Spending his teenage years struggling with his sexuality while rising to fame with boy band *NSYNC, Lance Bass eventually discovered LGBT bars where he could truly embrace and celebrate his identity.
One of those bars was Florida’s Pulse nightclub, where 49 victims were killed during an innocent night out in June 2016. Talking to Chilled on the third anniversary of the shooting, Bass is now continuing to champion such hot spots and the bartenders who work at them, having recently returned to Florida as a judge for the Stoli Key West Cocktail Classic competition. The annual contest recognizes LGBTQ bartenders and bars as part of Pride Month celebrations.

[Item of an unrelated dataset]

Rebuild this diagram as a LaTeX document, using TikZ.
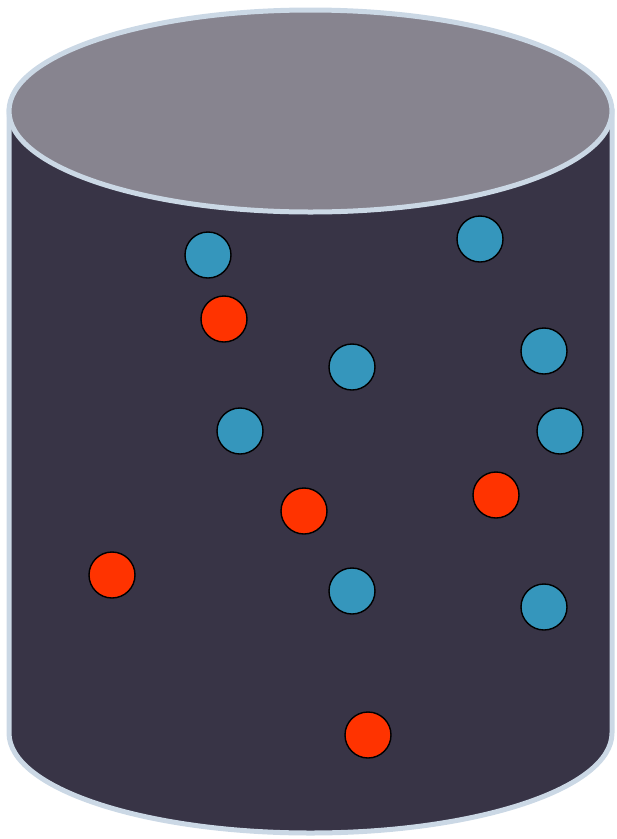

“It was just so fun seeing all these bartenders from around the country come together for such a great cause, representing different charities from their hometowns,” Bass says.
“This competition represents so many things. Gay bars are one of the first places that the community felt safe and like they could be themselves. They’ve always been this safe haven for everyone, so we wanted to really celebrate that.”
New Yorker Samuel Benedict from Club Cumming was crowned the champion, with his Key Key cocktail winning him $10,000 for his hometown charity, Gays Against Guns, and $5,000 for Habitat for Humanity of Key West and Lower Florida Keys. Inspired by key lime pie, the drink was made with Stoli Vanil, key lime juice, pineapple juice, simple syrup, and egg white.
Bass enjoys Stoli Cucumber and Stoli Lime, which he uses regularly in his cocktail of choice, a Moscow Mule. But it’s not just his at-home cocktail-making experience that made the musician an ideal judge for the Stoli Key West Classic—he also recently opened his own bar, Rocco’s WeHo, in the LGBTQ hot spot of West Hollywood, California. Rocco’s is a popular sports bar chain throughout Los Angeles, but the company is now focusing its expansion on LGBTQ versions of the bar, which is where Bass came in.
“I love to entertain, I love to have a drink, and I love to watch sports, so I wanted to build a space where all of that could happen,” says Bass, whose artist husband, Michael Turchin, has pieces on display throughout the bar. “When we opened, my partners thought, ‘Ok, this is just going to be a gay sports bar. People are going to come and watch baseball or football, have a beer, get some pizza and some wings, and that’s what this place will be.’ But I knew going in that it was going to be so much more than that, because that’s just too boring for our community—it has to be a sports bar on steroids!
“So we now have a stage where we have live entertainment and drag shows and feature LGBT artists, and it’s just a really fun, inclusive place. It’s the only place I’ve been to recently where you look around and you have guys who have just finished their football game mingling with drag queens and lesbian, gay, and transgender people. Everyone is just having so much fun together, and it’s a beautiful thing to see.”